Though the lineup certainly has changed a few times over the course of its five-decade career, The Freeze is still performing and preparing to record a new album.
"We are supposed to be recording in July with Jason Newsted from Metallica producing and engineering," says founder, frontman, and only remaining original Clif Hanger. "There will be an album. Whether I'm going to be happy with it or not remains to be seen."
The album is not the only move the seminal Cape Cod-founded, Phoenix-based punks have made in 2014. They also took on a new drummer, Aaron Hjalmarson of The Haymarket Squares, North Brother Island, Manual Sex Drive, and Travis James and the Acrimonious Assembly of Arsonists.
"He's really talented for his age, I can't believe he's only 14," Hanger says jokingly about the 21-year-old drummer.
Hjalmarson and Hanger are joined by Eric "Molusk" DeWolf of The Complainiacs on bass, Zach Carmichael on rhythm guitar, and D.B. on lead guitar, a lineup that also has a May 25 date at Punk Rock Bowling music festival in Las Vegas. But before the band heads out, it will testing its mettle with a show in the Valley on April 25. With the show just under a week away Hanger, who can sometimes be found panhandling along the Interstate 17 in Peoria, sat down for a chat with Up on the Sun.
Clif Hanger: You want me to proofread this for you? I haven't misspelled a word in 19 years.
Up on the Sun: We do okay. When someone calls The Freeze a seminal punk band, what does that mean to you?
It means we've probably been around for too long. Seminal bands are usually bands that have been around too long, to me. It means, "Why don't you retire, you old fuck?" That's what it means to me, and I usually agree with them when they say it about other bands.
So you don't agree in your case, you don't think you should retire?
I don't know. Should I? We'll see on the new album. We have to write new songs for it, and it's the first time since 1999 that we have had to write a full album's worth of song material. If I struggle and if I start repeating myself lyrically, especially, and topically, then it's time to give it up because I made a promise to myself a long time ago -- I'm not going to replicate anything I've written in the past. If I can't come up with new [ideas], I'll just lay it down.
How does a band maintain prominence for 30 years?
We've never really reached any peak, I don't think, so we haven't really had too far to fall when we have fallen. We never signed a major label deal and had to go back to square one. It's just been a slow rise, and that's been to our advantage and disadvantage, but overall advantage. Why did you decide to go back to school after experiencing moderate success with the band?

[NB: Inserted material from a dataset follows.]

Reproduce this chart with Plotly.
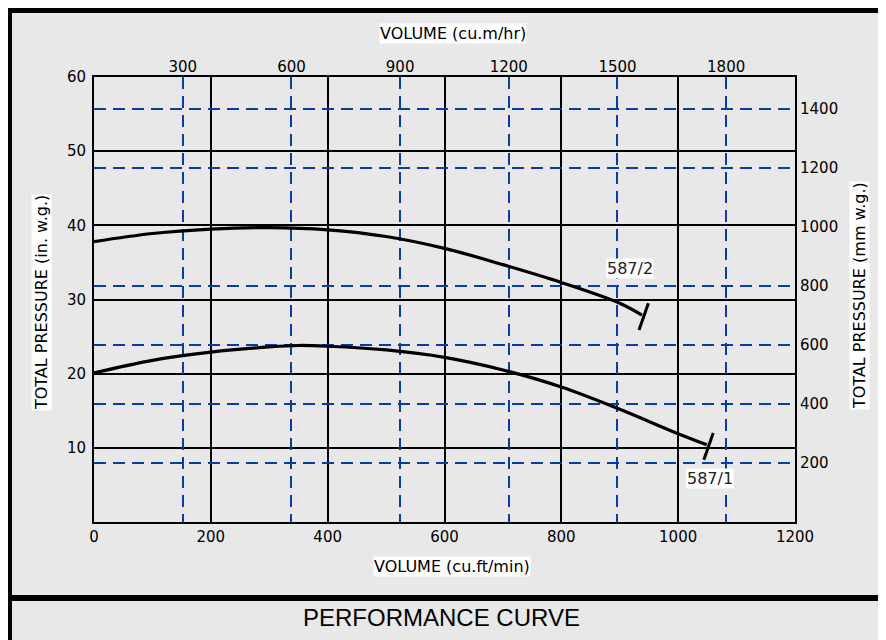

I didn't go back until I was 36, mainly because I was one class away from getting my associate's degree, and that one class was oral communication. I had a fear of getting in front of people, and I had to go to counseling. But I got over it by getting on Klonopin, and since I've been on that, I've had no fear whatsoever of getting in front people or giving speeches or whatever. I don't care if the crowd hates what I have to say or likes it . . . From then on, I just went right through until I got a bachelor's degree in human services. I was accepted to Boston University with a 2.7 grade point average, and then I got busted. I was getting meth sent to me; I was dealing meth for a while back home. I had been for about 20 years. No problem doing it, dealt to a small circle of friends; then, an informant entered the picture. Someone I know very well, no names on that one, and one day I went to pick up what I knew I shouldn't have gone to pick up at my P.O. box and 16 undercovers came out of nowhere. I led them on a chase, and luckily it was a wet Saturday morning where they couldn't catch me because there was too much traffic, and I was weaving around and I sprinkled the ounce I had slowly out the window for like a two-mile stretch. I made it back to my apartment, and I knew I was all done, and I got out of my car and knelt down on the ground with my hands behind my head, and cop cars come pulling up --16 of them in the yard where I was standing. My parents were there, and the first cop came up and kicked me in the back of the head and knocks me to the ground, grinds my face in the gravel, puts a gun to my head, and says, "Move, motherfucker. We can end this now."
If you could have done anything differently as far as the band, the meth, or anything else would you?
I wish I was more in tune with where the money went. Because I've never really seen a penny from the band in the 30-plus years we've been together. There has been money made by somebody and I have a pretty good idea, at this point, who made it, who took it, and why I didn't get it. I just probably would have hired a better manager at the time, maybe.
Why do you light new members of The Freeze on fire?
I light myself on fire. Why not? It's fun.
The Freeze is scheduled to perform Friday, April 25, at Pub Rock in Scottsdale.